“Israel Smears Muslim Presence in Europe”

Israel’s role as one of the major contributors to the rise in global Islamophobia was further highlighted this week when the self-proclaimed Jewish state, founded through ethnic cleansing and settler colonialism, described the presence of Muslims in Europe as the “true face of colonization''.

The incendiary statement came in a tweet from the Israeli government’s Arabic-language Twitter account. Referring to the increase in mosques across Europe, from fewer than 100 in 1980 to more than 20,000 today, the post framed this demographic and religious presence as a looming threat.

Israel’s tweet went on to describe mosques as breeding grounds for violence and hate, and Muslims as an ungrateful and hostile population, accusing them of forming a “fifth column” within European societies.

“In the year 1980, there were only fewer than a hundred mosques in Europe. As for today, there are more than 20 thousand mosques. This is the true face of colonization”, said the tweet.

While the Israeli government’s tweet paints the growth of Europe’s Muslim population as a threat and labels it “the true face of colonization”, the facts tell a different story.
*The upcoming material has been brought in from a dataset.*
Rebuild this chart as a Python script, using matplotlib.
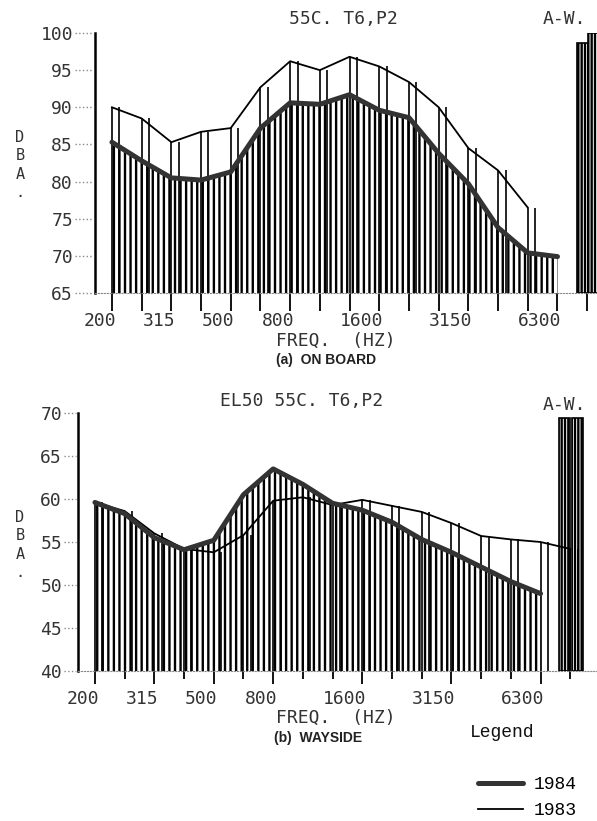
import numpy as np
import matplotlib
matplotlib.use("Agg")
import matplotlib.pyplot as plt
from matplotlib.transforms import offset_copy

# 1/3-octave bands, tick labels
bands = ["200", "250", "315", "400", "500", "630", "800", "1000", "1250",
         "1600", "2000", "2500", "3150", "4000", "5000", "6300", "8000"]
labeled = ["200", "315", "500", "800", "1600", "3150", "6300"]

# (a) on board, dBA
a_1984 = [85.3, 82.8, 80.5, 80.2, 81.3, 87.2, 90.6, 90.4, 91.7, 89.6,
          88.6, 83.8, 79.7, 73.8, 70.4, 69.9]
a_1983 = [90.0, 88.5, 85.3, 86.7, 87.2, 92.7, 96.2, 95.0, 96.8, 95.5,
          93.4, 90.0, 84.5, 81.5, 76.5]
a_aw_1984 = 98.6
a_aw_1983 = 100.0

# (b) wayside, dBA
b_1984 = [59.6, 58.3, 55.5, 54.1, 55.2, 60.5, 63.5, 61.7, 59.5, 58.7,
          57.3, 55.3, 53.8, 52.1, 50.4, 49.0]
b_1983 = [59.6, 58.6, 56.0, 54.2, 53.8, 55.8, 59.8, 60.2, 59.3, 59.9,
          59.2, 58.5, 57.2, 55.7, 55.3, 55.0, 54.2]
b_aw_1984 = 69.4
b_aw_1983 = 69.4

W, H = 597, 821
plt.rcParams["hatch.linewidth"] = 1.7
plt.rcParams["hatch.color"] = "black"
MONO = "DejaVu Sans Mono"
GREY = "#333333"

fig = plt.figure(figsize=(W / 100, H / 100), dpi=100)


def box(l, t, r, b):
    return [l / W, 1 - b / H, (r - l) / W, (b - t) / H]


def ftext(x, y, s, **kw):
    fig.text(x / W, 1 - y / H, s, **kw)


def panel(ax, y84, y83, aw84, aw83, ylo, yhi, xhi, aw_x, ytick_gap, tick_len):
    x84 = np.arange(len(y84))
    x83 = np.arange(len(y83))
    ax.fill_between(x84, ylo, y84, facecolor="none", edgecolor="black",
                    hatch="|||", linewidth=0)
    for off in (0.0, 0.25):
        ax.vlines(x83 + off, ylo, y83, color="black", lw=1.2)
    l83, = ax.plot(x83, y83, color="black", lw=1.3, label="1983")
    l84, = ax.plot(x84, y84, color="#333333", lw=3.6, label="1984",
                   solid_capstyle="round")
    ax.bar([aw_x[0]], [aw84 - ylo], bottom=ylo, width=0.37, hatch="|||||",
           facecolor="none", edgecolor="black", lw=1.2)
    ax.bar([aw_x[1]], [aw83 - ylo], bottom=ylo, width=0.37, hatch="|||||",
           facecolor="none", edgecolor="black", lw=1.2)

    ax.set_xlim(-0.57, xhi)
    ax.set_ylim(ylo, yhi)
    for s in ("top", "right"):
        ax.spines[s].set_visible(False)
    ax.spines["left"].set_linewidth(1.8)
    ax.spines["bottom"].set_linestyle(":")
    ax.spines["bottom"].set_color("#888888")

    major = [bands.index(b) for b in labeled]
    minor = [i for i in range(len(bands)) if i not in major]
    ax.set_xticks(major)
    ax.set_xticks(minor, minor=True)
    ax.tick_params(axis="x", which="major", length=tick_len[0], width=1.3,
                   labelbottom=False)
    ax.tick_params(axis="x", which="minor", length=tick_len[1], width=1.3)
    tr = offset_copy(ax.get_xaxis_transform(), fig=fig, x=4, y=-19, units="dots")
    for i in major:
        ax.text(i, 0, bands[i], transform=tr, ha="right", va="top",
                family=MONO, fontsize=13, color=GREY)

    yt = list(range(ylo, yhi + 1, 5))
    ax.set_yticks(yt)
    ax.set_yticklabels([str(v) for v in yt], family=MONO, fontsize=13, color=GREY)
    ax.tick_params(axis="y", length=0, pad=ytick_gap * 0.72)
    wpx = ax.get_position().width * W
    ax.hlines(yt, -(ytick_gap - 2) / wpx, -2 / wpx, transform=ax.get_yaxis_transform(),
              linestyles=":", colors="#888888", lw=1, clip_on=False)
    return l84, l83


ax1 = fig.add_axes(box(95, 33, 597, 293))
panel(ax1, a_1984, a_1983, a_aw_1984, a_aw_1983, 65, 100, 16.33,
      (15.84, 16.21), 22, (13, 13))

ax2 = fig.add_axes(box(78, 413, 597, 671))
l84, l83 = panel(ax2, b_1984, b_1983, b_aw_1984, b_aw_1983, 40, 70, 16.9,
                 (15.8, 16.25), 16, (9, 6))

# plotter texts
ftext(343, 19, "55C. T6,P2", family=MONO, fontsize=13, color=GREY, ha="center", va="center")
ftext(543, 19, "A-W.", family=MONO, fontsize=13, color=GREY, ha="left", va="center")
ftext(20, 165, "D\nB\nA\n.", family=MONO, fontsize=11, color=GREY, ha="center",
      va="center", linespacing=1.3)
ftext(336, 341, "FREQ.  (HZ)", family=MONO, fontsize=13, color=GREY, ha="center", va="center")
ftext(326, 360, "(a)  ON BOARD", family="Liberation Sans", fontsize=10,
      weight="bold", color="#222222", ha="center", va="center")

ftext(302, 401, "EL50 55C. T6,P2", family=MONO, fontsize=13, color=GREY, ha="center", va="center")
ftext(543, 405, "A-W.", family=MONO, fontsize=13, color=GREY, ha="left", va="center")
ftext(20, 545, "D\nB\nA\n.", family=MONO, fontsize=11, color=GREY, ha="center",
      va="center", linespacing=1.3)
ftext(336, 718, "FREQ.  (HZ)", family=MONO, fontsize=13, color=GREY, ha="center", va="center")
ftext(318, 738, "(b)  WAYSIDE", family="Liberation Sans", fontsize=10,
      weight="bold", color="#222222", ha="center", va="center")

ftext(470, 732, "Legend", family="Liberation Mono", fontsize=13, color="#111111",
      ha="left", va="center")
fig.legend(handles=[l84, l83], labels=["1984", "1983"],
           loc="upper left", bbox_to_anchor=(478 / W, 1 - 776 / H),
           frameon=False, borderpad=0, borderaxespad=0, handlelength=2.5,
           handletextpad=0.6, labelspacing=0.5,
           prop={"family": "Liberation Mono", "size": 13})

fig.savefig("out.png", dpi=100)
According to Pew Research, Muslims make up just 4.9 per cent of the European population, with approximately 25.8 million individuals across 30 countries.
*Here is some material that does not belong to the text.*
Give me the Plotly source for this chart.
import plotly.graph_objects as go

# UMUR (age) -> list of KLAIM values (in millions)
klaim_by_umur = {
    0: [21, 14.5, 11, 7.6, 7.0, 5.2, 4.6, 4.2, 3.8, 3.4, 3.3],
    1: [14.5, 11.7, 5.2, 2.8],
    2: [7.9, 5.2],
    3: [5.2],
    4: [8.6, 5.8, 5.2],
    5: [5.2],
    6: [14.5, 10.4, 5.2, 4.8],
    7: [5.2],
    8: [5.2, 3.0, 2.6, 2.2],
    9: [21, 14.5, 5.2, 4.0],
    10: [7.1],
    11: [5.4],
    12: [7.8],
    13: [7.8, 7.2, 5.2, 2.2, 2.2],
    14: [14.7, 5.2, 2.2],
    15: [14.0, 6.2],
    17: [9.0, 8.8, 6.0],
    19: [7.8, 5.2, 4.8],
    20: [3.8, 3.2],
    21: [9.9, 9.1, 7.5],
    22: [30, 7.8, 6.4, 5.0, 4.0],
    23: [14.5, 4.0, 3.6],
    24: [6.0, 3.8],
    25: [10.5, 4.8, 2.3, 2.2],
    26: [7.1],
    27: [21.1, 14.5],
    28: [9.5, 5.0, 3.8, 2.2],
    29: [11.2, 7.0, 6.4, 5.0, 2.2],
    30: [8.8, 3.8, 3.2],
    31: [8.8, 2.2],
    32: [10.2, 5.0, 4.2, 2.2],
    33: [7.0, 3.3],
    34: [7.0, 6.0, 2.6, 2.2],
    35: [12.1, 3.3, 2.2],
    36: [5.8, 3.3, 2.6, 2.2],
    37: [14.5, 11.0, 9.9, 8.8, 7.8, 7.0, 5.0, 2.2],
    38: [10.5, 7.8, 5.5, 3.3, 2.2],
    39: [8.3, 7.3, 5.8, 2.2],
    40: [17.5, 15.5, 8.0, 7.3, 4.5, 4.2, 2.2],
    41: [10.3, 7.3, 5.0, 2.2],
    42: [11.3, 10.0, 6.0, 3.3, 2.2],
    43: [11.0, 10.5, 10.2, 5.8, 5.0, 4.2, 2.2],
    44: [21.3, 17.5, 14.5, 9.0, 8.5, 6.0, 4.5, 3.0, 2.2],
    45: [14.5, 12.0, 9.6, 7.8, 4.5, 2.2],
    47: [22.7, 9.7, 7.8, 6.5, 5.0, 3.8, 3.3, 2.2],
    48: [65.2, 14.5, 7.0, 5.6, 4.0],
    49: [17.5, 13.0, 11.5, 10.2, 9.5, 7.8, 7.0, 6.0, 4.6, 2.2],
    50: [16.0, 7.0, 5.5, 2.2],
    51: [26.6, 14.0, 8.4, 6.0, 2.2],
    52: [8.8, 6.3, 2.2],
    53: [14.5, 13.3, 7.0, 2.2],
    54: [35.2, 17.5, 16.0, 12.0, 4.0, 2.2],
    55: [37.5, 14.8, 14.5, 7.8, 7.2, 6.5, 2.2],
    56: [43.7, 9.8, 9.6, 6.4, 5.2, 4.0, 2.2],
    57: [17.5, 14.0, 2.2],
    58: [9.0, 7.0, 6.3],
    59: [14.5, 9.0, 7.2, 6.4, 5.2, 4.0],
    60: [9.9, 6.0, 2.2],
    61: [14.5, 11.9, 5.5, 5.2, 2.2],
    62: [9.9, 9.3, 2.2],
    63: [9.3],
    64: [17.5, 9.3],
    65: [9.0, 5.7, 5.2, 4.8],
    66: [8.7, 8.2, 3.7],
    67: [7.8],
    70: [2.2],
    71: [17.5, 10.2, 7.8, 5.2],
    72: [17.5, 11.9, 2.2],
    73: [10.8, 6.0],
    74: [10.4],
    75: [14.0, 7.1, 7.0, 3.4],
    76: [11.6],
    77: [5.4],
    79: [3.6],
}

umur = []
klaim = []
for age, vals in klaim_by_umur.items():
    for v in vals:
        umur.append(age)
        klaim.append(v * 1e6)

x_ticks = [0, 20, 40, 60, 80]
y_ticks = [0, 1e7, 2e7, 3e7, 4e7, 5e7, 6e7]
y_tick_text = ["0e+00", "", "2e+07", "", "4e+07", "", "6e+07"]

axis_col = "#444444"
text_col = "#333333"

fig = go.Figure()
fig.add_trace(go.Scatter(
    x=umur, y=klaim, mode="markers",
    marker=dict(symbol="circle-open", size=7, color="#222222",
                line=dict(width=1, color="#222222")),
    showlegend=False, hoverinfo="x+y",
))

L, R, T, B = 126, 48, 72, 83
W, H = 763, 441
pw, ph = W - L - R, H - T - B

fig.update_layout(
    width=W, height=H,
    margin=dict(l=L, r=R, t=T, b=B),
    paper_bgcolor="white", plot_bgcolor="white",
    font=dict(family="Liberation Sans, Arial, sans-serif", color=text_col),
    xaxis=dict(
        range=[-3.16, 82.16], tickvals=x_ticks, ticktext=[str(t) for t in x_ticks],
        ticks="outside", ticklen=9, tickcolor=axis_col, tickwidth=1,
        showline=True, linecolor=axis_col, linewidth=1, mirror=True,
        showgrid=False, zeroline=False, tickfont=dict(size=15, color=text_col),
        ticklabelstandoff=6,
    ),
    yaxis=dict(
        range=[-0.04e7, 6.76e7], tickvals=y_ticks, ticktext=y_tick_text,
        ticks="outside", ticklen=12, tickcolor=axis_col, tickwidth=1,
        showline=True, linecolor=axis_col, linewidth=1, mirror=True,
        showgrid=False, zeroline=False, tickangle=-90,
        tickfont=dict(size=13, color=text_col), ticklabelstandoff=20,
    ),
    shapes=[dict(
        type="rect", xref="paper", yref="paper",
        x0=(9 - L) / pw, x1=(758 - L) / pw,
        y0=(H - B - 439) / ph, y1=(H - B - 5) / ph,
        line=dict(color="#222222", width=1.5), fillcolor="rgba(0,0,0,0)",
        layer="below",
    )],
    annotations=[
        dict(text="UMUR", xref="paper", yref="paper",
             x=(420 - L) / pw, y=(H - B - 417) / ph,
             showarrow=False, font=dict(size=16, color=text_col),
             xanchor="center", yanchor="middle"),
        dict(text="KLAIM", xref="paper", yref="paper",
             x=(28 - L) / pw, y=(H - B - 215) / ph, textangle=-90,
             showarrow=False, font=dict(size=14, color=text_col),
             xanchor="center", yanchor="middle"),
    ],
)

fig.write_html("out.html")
The statement from the Israeli account, coming from a state responsible for decades of military occupation, forced displacement, apartheid and genocide drew immediate condemnation.

Observers noted the chilling resemblance between Israel’s rhetoric and the racist “Great Replacement” theory promoted by far-right groups across Europe and North America.

The tweet is not an isolated case. Israel and Zionist-aligned organisations have long played a central role in the infrastructure of global Islamophobia. A growing body of research has exposed the ways in which pro-Israel donors, think tanks, and lobbying groups fund anti-Muslim propaganda under the guise of national security or counter-extremism.

This ideological overlap between support for Israel and anti-Muslim racism has become a defining feature of far-right discourse in the West. It serves to legitimise both domestic crackdowns on Muslims and international complicity in Israeli apartheid.

Israeli government’s framing of European Muslims as a colonising force aligns with far-right narratives and obscures the historical realities of settler colonialism in Palestine. The use of such language by an official state account is an example of how Islamophobic rhetoric has been normalised in Israeli political discourse.